Our Beijing duck dinner that night was the last thing all four of us did together. Wu had to leave town on some international police business later that night, Fan had a meeting she couldn’t miss in the morning and Stuart would be at school. It was a typical moment of the entire stay, with more discussion about what foods to order and Stuart sighing in annoyance of his parents’ English. I was comfortable, though. We settled on dishes, talked about the basketball game and the travel shows I watched that morning.
There was a little confusion as always, but mostly there was understanding that came from the short time we had spent together. We knew what topics were understood across the languages, what sparked interest and what always seemed to be funny--usually me looking out of place somewhere.

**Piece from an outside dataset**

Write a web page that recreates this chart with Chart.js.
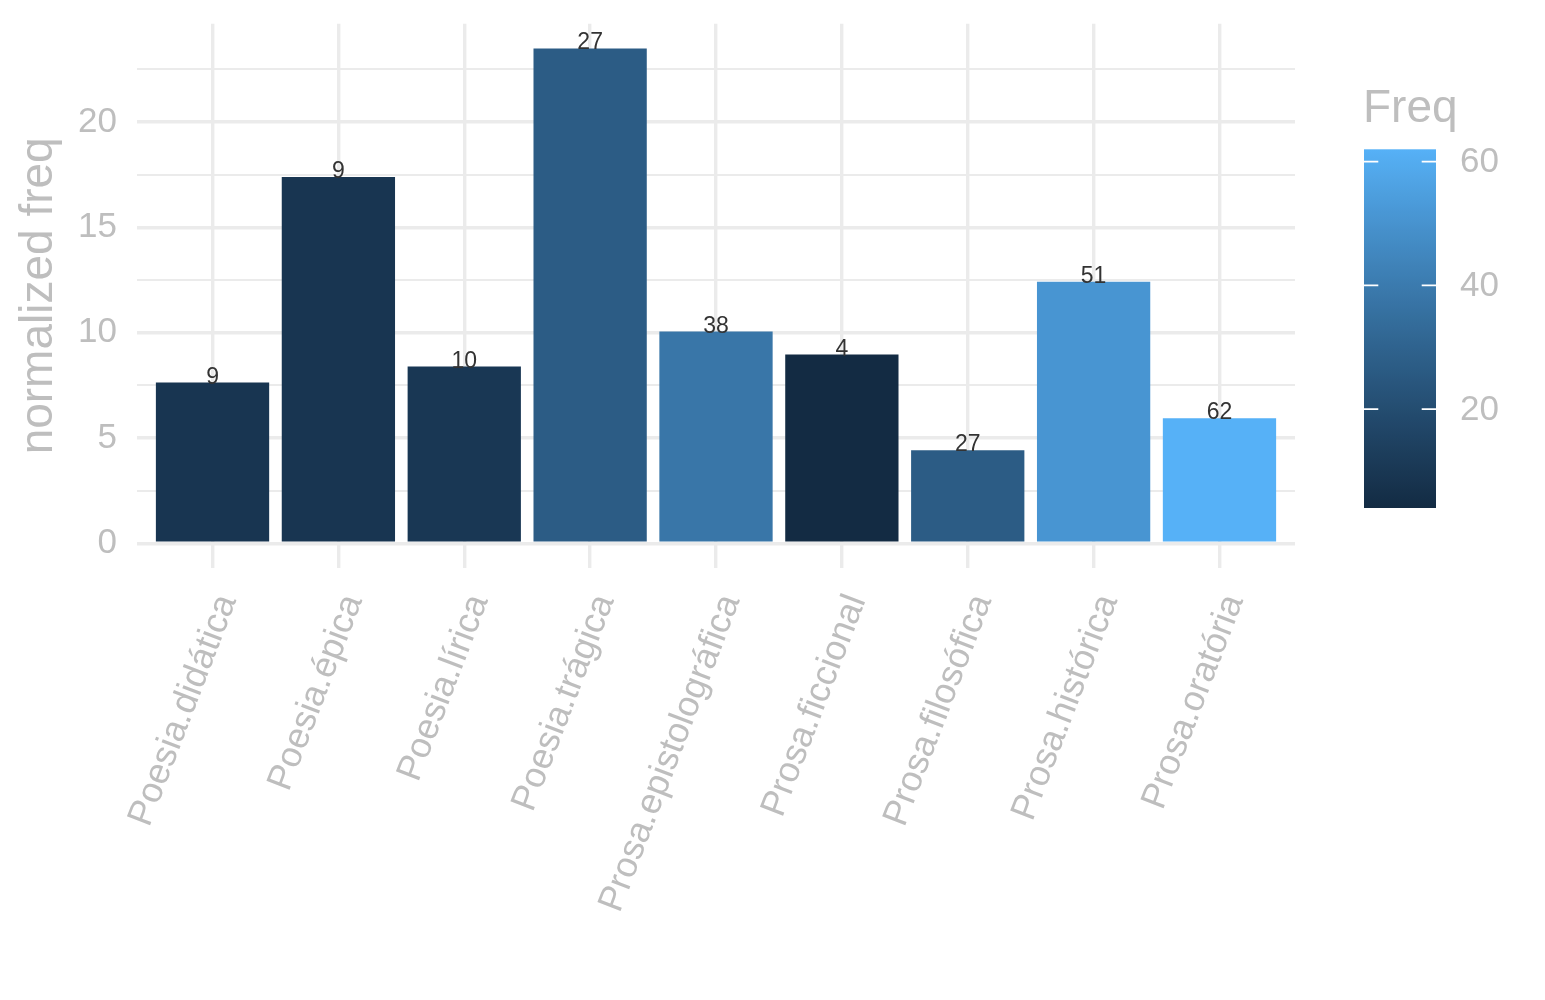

The following afternoon Fan drove me back to the hotel to reunite with my equally displaced students. The car ride was similar to the first one, though now I proudly recalled several of the words I was taught in the last few days. Fan was delighted and so was I, since she had to pay attention to the road in order to point out a bus, or a car, or a bike for me to translate into Chinese.
It was strange how the time had gone by so quickly. Two days earlier I was convinced I wouldn’t make it, but after Fan and I said our goodbyes I was ready to do it all over again. Now it’s a story for me to carry whenever I feel lost without English. All I need is a little time . . . and maybe a little homework.